The move threatened to seriously escalate a growing row between the two sides since southern independence last month, with Juba accusing Khartoum of trying to sabotage its economy.

Diing did not indicate whether, or how much, the south had paid to have the cargo released, but said his ministry was marketing South Sudan’s oil itself, which was going “very well” except for problems sometimes caused by the issue of transit fees.

A foreign ministry spokesman in Khartoum said on Friday that no agreement had yet been reached between north and south on transit fees, one of the most sensitive of divided Sudan’s unresolved issues, and that Khartoum was asking for $32 per barrel.

The energy minister said the north’s demands had blocked the talks.

“Currently the oil negotiations are stalled. This is because NCP (the ruling National Congress Party) are demanding what they call financial transitional arrangements, in which they are asking a sort of contribution of wealth sharing.

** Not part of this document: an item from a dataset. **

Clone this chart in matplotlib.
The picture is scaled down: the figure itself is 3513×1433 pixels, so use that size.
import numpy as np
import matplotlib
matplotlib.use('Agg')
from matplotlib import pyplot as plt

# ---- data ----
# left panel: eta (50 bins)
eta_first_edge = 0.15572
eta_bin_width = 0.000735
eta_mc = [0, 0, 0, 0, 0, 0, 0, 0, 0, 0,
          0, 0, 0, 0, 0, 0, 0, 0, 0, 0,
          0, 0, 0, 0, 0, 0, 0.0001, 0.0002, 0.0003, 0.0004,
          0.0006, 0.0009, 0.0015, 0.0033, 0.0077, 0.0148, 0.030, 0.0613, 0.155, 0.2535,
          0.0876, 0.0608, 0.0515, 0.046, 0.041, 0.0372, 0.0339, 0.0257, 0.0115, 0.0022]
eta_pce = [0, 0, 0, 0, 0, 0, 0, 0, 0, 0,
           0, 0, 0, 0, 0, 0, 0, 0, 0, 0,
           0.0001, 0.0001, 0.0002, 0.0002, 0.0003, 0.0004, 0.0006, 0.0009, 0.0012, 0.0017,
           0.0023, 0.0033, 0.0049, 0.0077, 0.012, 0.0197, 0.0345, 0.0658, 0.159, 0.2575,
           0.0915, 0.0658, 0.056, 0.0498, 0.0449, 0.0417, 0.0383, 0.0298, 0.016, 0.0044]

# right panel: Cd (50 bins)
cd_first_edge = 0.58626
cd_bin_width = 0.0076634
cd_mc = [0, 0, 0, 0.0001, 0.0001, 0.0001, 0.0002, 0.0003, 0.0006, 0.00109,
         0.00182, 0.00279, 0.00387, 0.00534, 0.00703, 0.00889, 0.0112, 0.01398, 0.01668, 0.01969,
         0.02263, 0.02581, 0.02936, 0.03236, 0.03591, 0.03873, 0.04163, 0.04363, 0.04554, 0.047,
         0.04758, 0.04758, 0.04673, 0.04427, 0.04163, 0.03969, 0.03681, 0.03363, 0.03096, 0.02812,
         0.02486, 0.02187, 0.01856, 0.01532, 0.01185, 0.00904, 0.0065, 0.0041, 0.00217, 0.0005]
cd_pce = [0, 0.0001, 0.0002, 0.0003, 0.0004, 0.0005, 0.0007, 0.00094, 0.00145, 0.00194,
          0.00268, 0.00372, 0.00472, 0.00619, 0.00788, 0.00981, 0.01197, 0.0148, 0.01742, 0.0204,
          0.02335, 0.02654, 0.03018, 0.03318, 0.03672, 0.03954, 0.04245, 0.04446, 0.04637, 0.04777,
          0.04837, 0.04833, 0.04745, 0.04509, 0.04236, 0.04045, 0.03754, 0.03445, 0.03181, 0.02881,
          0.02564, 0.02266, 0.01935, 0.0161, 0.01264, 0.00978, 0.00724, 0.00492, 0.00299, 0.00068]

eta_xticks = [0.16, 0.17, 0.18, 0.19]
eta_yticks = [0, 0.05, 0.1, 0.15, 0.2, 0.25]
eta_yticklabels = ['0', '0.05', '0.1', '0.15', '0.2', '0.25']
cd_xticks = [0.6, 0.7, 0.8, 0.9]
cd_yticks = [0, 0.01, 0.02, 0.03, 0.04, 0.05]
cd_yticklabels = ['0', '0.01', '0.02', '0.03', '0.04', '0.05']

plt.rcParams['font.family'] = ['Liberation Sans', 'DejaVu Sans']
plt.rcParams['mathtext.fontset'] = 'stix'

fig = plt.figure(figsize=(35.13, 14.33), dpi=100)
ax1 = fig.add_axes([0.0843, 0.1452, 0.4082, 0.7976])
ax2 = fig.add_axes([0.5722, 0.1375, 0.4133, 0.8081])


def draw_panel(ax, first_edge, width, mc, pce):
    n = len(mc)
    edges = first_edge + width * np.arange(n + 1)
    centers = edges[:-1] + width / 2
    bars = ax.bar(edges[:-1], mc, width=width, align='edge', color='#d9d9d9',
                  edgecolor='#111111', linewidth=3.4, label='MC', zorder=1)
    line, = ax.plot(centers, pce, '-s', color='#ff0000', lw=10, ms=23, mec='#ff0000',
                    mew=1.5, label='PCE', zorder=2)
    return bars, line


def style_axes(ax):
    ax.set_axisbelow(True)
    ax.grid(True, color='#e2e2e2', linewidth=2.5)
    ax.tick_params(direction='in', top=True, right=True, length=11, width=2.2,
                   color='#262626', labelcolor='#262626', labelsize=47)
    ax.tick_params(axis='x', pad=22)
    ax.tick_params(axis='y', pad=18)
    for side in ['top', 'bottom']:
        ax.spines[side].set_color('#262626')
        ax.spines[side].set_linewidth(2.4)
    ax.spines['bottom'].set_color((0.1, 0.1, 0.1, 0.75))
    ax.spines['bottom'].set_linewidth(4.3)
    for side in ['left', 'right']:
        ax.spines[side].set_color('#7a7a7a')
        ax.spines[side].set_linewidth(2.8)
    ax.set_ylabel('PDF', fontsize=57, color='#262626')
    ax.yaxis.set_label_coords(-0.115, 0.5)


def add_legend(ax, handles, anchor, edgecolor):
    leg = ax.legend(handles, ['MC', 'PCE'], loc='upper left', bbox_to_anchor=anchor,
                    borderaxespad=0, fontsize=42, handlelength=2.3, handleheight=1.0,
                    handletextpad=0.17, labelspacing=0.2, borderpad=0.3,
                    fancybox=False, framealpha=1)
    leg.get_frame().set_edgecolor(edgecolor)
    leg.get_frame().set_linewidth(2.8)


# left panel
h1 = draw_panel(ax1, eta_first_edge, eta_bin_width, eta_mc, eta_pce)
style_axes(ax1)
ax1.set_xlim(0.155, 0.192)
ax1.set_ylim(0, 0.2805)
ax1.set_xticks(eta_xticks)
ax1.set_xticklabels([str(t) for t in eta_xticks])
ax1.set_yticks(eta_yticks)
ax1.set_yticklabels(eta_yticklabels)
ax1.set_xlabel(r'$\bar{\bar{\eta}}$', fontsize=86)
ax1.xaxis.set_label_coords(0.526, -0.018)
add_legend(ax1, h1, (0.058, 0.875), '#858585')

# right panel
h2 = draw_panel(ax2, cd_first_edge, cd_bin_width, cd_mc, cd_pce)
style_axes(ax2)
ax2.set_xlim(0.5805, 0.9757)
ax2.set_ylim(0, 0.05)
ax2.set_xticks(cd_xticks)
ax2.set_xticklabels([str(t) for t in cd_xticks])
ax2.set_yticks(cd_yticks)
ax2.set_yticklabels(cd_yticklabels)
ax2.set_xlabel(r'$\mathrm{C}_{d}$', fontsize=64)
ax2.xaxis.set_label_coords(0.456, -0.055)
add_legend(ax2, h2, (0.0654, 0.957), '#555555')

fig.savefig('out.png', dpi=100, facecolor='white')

“We are ready to assist Khartoum in recovering its economic loss… (But the government) is asking us to pay 32 dollars per barrel from the oilfield up to Port Sudan. We are saying that this is too high,” Diing said.

He added that, despite the African Union’s efforts to narrow the gap between the two parties, it was unlikely the talks would be finalised by the end of September, as the south’s chief negotiator Pagan Amum had said late last month.

North and South Sudan both depend heavily on their oil receipts, with Khartoum’s cash-strapped government desperate to offset the loss of southern oil revenues, estimated at around 36 percent of its total income.

Just weeks before the south seceded, President Omar al-Bashir threatened to deny Juba access to the north’s oil infrastructure — its pipelines, refinery and export terminal — if no deal was reached prior to partition.